→ Problem details
Your task is to locate every line holding the string "that" and to copy each of them.
= = =
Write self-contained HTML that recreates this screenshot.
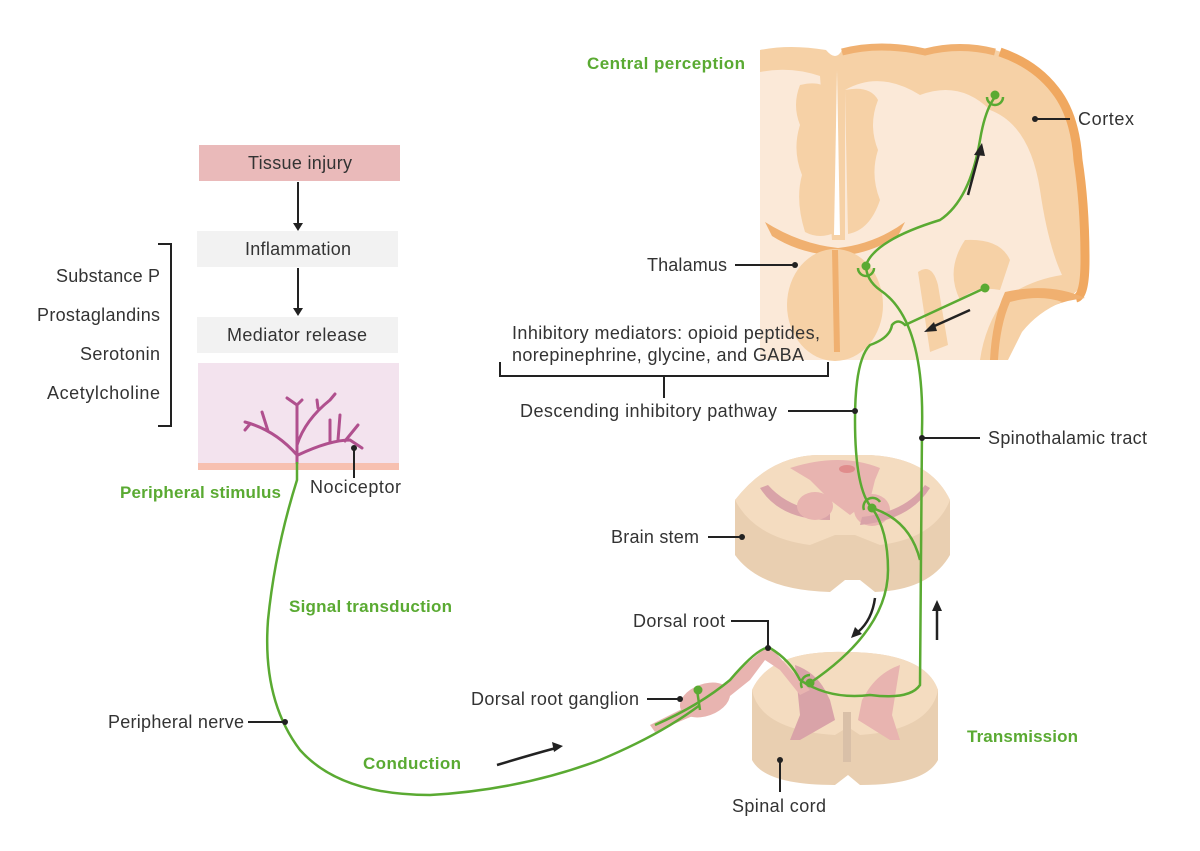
<!DOCTYPE html>
<html><head><meta charset="utf-8"><style>
html,body{margin:0;padding:0;background:#fff}
svg{display:block}
text{font-family:"Liberation Sans",sans-serif;font-size:18px;fill:#333}
.g{fill:#5aaa32;font-weight:bold;font-size:17px}
</style></head><body>
<svg width="1200" height="851" viewBox="0 0 1200 851" xmlns="http://www.w3.org/2000/svg">
<!-- Brain -->
<path d="M760 50 Q790 44 826 50 Q836 62 842 50 Q880 40 925 50 Q960 40 995 50 Q1035 62 1055 90 Q1075 115 1078 160 Q1085 205 1085 260 Q1085 296 1062 298 Q1030 300 1010 322 Q996 340 992 360 L760 360 Z" fill="#f6d1a6"/>
<path d="M1000 52 Q1035 64 1055 90 Q1075 115 1078 160 Q1085 205 1085 260 Q1085 296 1076 298" fill="none" stroke="#f0a860" stroke-width="9"/>
<path d="M842 52 Q880 42 925 52 Q960 43 995 52" fill="none" stroke="#f0b070" stroke-width="7"/>
<path d="M760 72 Q790 66 820 76 L832 240 L760 240 Z" fill="#fbe9d8"/>
<path d="M845 90 Q880 70 920 95 Q960 80 990 110 Q1030 125 1040 190 Q1048 245 1062 275 Q1030 280 1005 298 Q985 325 980 360 L850 360 L845 240 Z" fill="#fbe9d8"/>
<path d="M760 240 L850 240 L850 360 L760 360 Z" fill="#fbe9d8"/>
<!-- midline gyri -->
<path d="M800 85 Q820 80 830 90 L836 232 Q820 240 805 232 Q795 200 802 175 Q792 150 800 125 Q792 105 800 85 Z" fill="#f6d1a6"/>
<path d="M845 90 Q870 85 878 100 Q868 125 878 150 Q870 175 880 200 Q870 230 848 234 Z" fill="#f6d1a6"/>
<path d="M837 70 L840 235 L834 235 Z" fill="#fff"/>
<!-- thalamus region -->
<path d="M765 222 Q800 244 838 248 Q875 244 905 222 L898 236 Q870 254 838 256 Q800 254 772 236 Z" fill="#f0b070"/>
<ellipse cx="835" cy="305" rx="48" ry="56" fill="#f6d1a6"/>
<path d="M832 250 L838 250 L840 352 L834 352 Z" fill="#f0b070"/>
<!-- lower right -->
<path d="M965 240 Q1000 238 1010 260 L1000 290 Q975 285 960 300 Q945 270 965 240 Z" fill="#f6d1a6"/>
<path d="M918 272 Q932 262 938 285 L948 345 L930 352 Z" fill="#f6d1a6"/>
<path d="M1005 292 Q1050 282 1085 298 Q1050 302 1030 320 Q1012 338 1006 360 L990 360 Q992 320 1005 292 Z" fill="#f0b070"/>
<path d="M1010 302 Q1040 294 1062 302 Q1038 312 1022 332 L1008 360 L998 360 Q1000 325 1010 302 Z" fill="#f6d1a6"/>
<!-- Left flowchart -->
<rect x="199" y="145" width="201" height="36" fill="#eababa"/>
<text x="300" y="169" text-anchor="middle" textLength="104">Tissue injury</text>
<line x1="298" y1="182" x2="298" y2="224" stroke="#222" stroke-width="2"/>
<path d="M293 223 L298 231 L303 223 Z" fill="#222"/>
<rect x="197" y="231" width="201" height="36" fill="#f2f2f2"/>
<text x="298" y="255" text-anchor="middle" textLength="106">Inflammation</text>
<line x1="298" y1="268" x2="298" y2="309" stroke="#222" stroke-width="2"/>
<path d="M293 308 L298 316 L303 308 Z" fill="#222"/>
<rect x="197" y="317" width="201" height="36" fill="#f2f2f2"/>
<text x="297" y="341" text-anchor="middle" textLength="140">Mediator release</text>
<rect x="198" y="363" width="201" height="107" fill="#f3e3ee"/>
<rect x="198" y="463" width="201" height="7" fill="#f7c0b0"/>
<path d="M158 244 L171 244 L171 426 L158 426" fill="none" stroke="#222" stroke-width="2"/>
<text x="160" y="282" text-anchor="end" textLength="104">Substance P</text>
<text x="160" y="321" text-anchor="end" textLength="123">Prostaglandins</text>
<text x="160" y="360" text-anchor="end" textLength="80">Serotonin</text>
<text x="160" y="399" text-anchor="end" textLength="113">Acetylcholine</text>
<!-- nociceptor tree -->
<g fill="none" stroke="#b0508e" stroke-width="3" stroke-linecap="round">
<path d="M297 463 L297 405 L302 400 M297 405 L287 398"/>
<path d="M297 455 Q275 430 245 422 M268 431 L262 412 M250 424 L245 430"/>
<path d="M297 445 Q305 420 330 400 M318 408 L317 400 M330 400 L335 394"/>
<path d="M298 455 Q330 440 350 440 L362 448 M330 443 L330 420 M345 441 L358 425 M338 440 L340 415"/>
</g>
<line x1="354" y1="448" x2="354" y2="478" stroke="#222" stroke-width="2"/>
<circle cx="354" cy="448" r="3" fill="#222"/>
<text x="310" y="493" textLength="91">Nociceptor</text>
<!-- Brain stem -->
<path d="M735 500 Q770 455 820 455 L870 455 Q930 458 950 500 L950 555 Q930 590 875 592 L860 580 L845 580 L830 592 Q760 590 735 555 Z" fill="#e9cfb1"/>
<path d="M735 500 Q770 455 820 455 L870 455 Q930 458 950 500 Q935 538 880 545 L855 535 L835 535 L810 545 Q755 538 735 500 Z" fill="#f4dcc0"/>
<path d="M790 468 Q840 452 880 468 L875 480 L870 500 L850 515 L830 500 L810 480 Z" fill="#e8b4b0"/>
<ellipse cx="847" cy="469" rx="8" ry="4" fill="#e08c8c"/>
<path d="M760 488 Q780 520 830 520 L830 512 Q790 510 768 485 Z" fill="#d9a3a8"/>
<ellipse cx="815" cy="506" rx="18" ry="14" fill="#e8b4b0"/>
<ellipse cx="872" cy="510" rx="18" ry="16" fill="#e8b4b0"/>
<path d="M930 488 Q910 520 860 525 L862 517 Q905 512 925 485 Z" fill="#d9a3a8"/>
<!-- Spinal cord -->
<path d="M752 690 Q770 650 845 652 Q925 652 938 690 L938 760 Q925 785 860 785 L848 775 L835 785 Q765 785 752 760 Z" fill="#e9cfb1"/>
<path d="M752 690 Q770 650 845 652 Q925 652 938 690 Q930 730 860 735 L848 727 L835 735 Q760 730 752 690 Z" fill="#f4dcc0"/>
<path d="M795 665 Q815 672 825 690 L830 700 L835 720 L800 740 L790 740 L800 715 Z" fill="#d9a3a8"/>
<path d="M900 665 Q880 672 868 690 L862 700 L858 720 L890 740 L900 740 L892 715 Z" fill="#e8b4b0"/>
<rect x="843" y="712" width="8" height="50" fill="#d9c0a8"/>
<!-- dorsal root & ganglion -->
<path d="M650 725 L690 705 L720 690 L745 665 L765 648 L775 652 L800 680 L810 690 L800 695 L780 670 L765 660 L750 680 L725 700 L695 715 L655 732 Z" fill="#e8b4b0"/>
<ellipse cx="705" cy="700" rx="26" ry="16" fill="#e8b4b0" transform="rotate(-20 705 700)"/>
<!-- Green paths -->
<g fill="none" stroke="#5aaa32" stroke-width="2.5">
<path d="M297 462 L297 480 Q275 550 268 620 Q262 700 300 750 Q340 795 430 795 Q520 790 600 760 Q660 735 700 705"/>
<path d="M655 725 Q700 705 730 680 Q760 645 770 648 Q790 660 800 680 Q830 700 870 695 Q910 700 920 685 L922 430 Q925 320 880 290 Q866 280 866 265"/>
<path d="M697 690 L700 710"/>
<path d="M866 265 Q875 240 940 220 Q970 200 980 140 Q985 110 995 97"/>
<path d="M985 288 L905 325 Q898 318 892 325 Q890 338 870 345 Q855 360 855 420 Q855 490 872 508 Q888 530 888 570 Q888 630 810 683"/>
<path d="M872 508 Q910 520 920 560"/>
<path d="M858 268 A8 8 0 0 0 874 268"/>
<path d="M987 97 A8 8 0 0 0 1003 97"/>
<path d="M864 510 A9 9 0 0 1 880 502"/>
<path d="M802 688 A9 9 0 0 1 810 675"/>
</g>
<g fill="#5aaa32">
<circle cx="866" cy="266" r="4.5"/><circle cx="995" cy="95" r="4.5"/><circle cx="985" cy="288" r="4.5"/>
<circle cx="872" cy="508" r="4.5"/><circle cx="810" cy="683" r="4.5"/><circle cx="698" cy="690" r="4.5"/>
</g>
<!-- black arrows -->
<g stroke="#222" stroke-width="2.5" fill="none">
<path d="M968 195 L980 150"/><path d="M970 310 L930 328"/>
<path d="M875 598 Q872 620 858 632"/><path d="M937 640 L937 608"/>
<path d="M497 765 Q530 755 556 748"/>
</g>
<g fill="#222">
<path d="M982 143 L974 155 L985 156 Z"/><path d="M924 332 L934 322 L937 331 Z"/>
<path d="M851 638 L855 627 L862 634 Z"/><path d="M937 600 L932 611 L942 611 Z"/>
<path d="M563 746 L552 742 L554 752 Z"/>
</g>
<!-- label lines -->
<g stroke="#222" stroke-width="2" fill="none">
<path d="M1035 119 L1070 119"/><path d="M735 265 L795 265"/>
<path d="M500 362 L500 376 L828 376 L828 362 M664 376 L664 398"/>
<path d="M788 411 L855 411"/><path d="M922 438 L980 438"/>
<path d="M708 537 L742 537"/><path d="M731 621 L768 621 L768 648"/>
<path d="M647 699 L680 699"/><path d="M248 722 L285 722"/><path d="M780 760 L780 792"/>
</g>
<g fill="#222">
<circle cx="1035" cy="119" r="3"/><circle cx="795" cy="265" r="3"/><circle cx="855" cy="411" r="3"/>
<circle cx="922" cy="438" r="3"/><circle cx="742" cy="537" r="3"/><circle cx="768" cy="648" r="3"/>
<circle cx="680" cy="699" r="3"/><circle cx="285" cy="722" r="3"/><circle cx="780" cy="760" r="3"/>
</g>
<!-- labels -->
<text class="g" x="587" y="69" textLength="158">Central perception</text>
<text class="g" x="120" y="498" textLength="161">Peripheral stimulus</text>
<text class="g" x="289" y="612" textLength="163">Signal transduction</text>
<text class="g" x="363" y="769" textLength="98">Conduction</text>
<text class="g" x="967" y="742" textLength="111">Transmission</text>
<text x="1078" y="125" textLength="56">Cortex</text>
<text x="647" y="271" textLength="80">Thalamus</text>
<text x="512" y="339" textLength="308">Inhibitory mediators: opioid peptides,</text>
<text x="512" y="361" textLength="292">norepinephrine, glycine, and GABA</text>
<text x="520" y="417" textLength="257">Descending inhibitory pathway</text>
<text x="988" y="444" textLength="159">Spinothalamic tract</text>
<text x="611" y="543" textLength="88">Brain stem</text>
<text x="633" y="627" textLength="92">Dorsal root</text>
<text x="471" y="705" textLength="168">Dorsal root ganglion</text>
<text x="108" y="728" textLength="136">Peripheral nerve</text>
<text x="732" y="812" textLength="94">Spinal cord</text>
</svg>
</body></html>
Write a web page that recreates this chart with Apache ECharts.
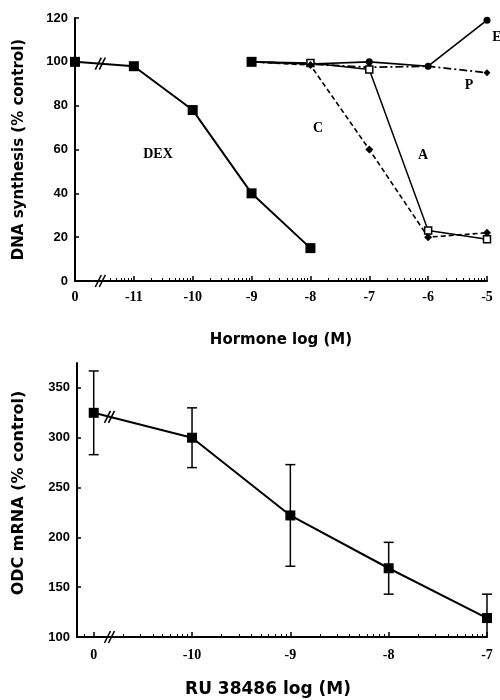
= = =
→ Solution
Write self-contained HTML that recreates this screenshot.
Write a web page that recreates this chart with Apache ECharts.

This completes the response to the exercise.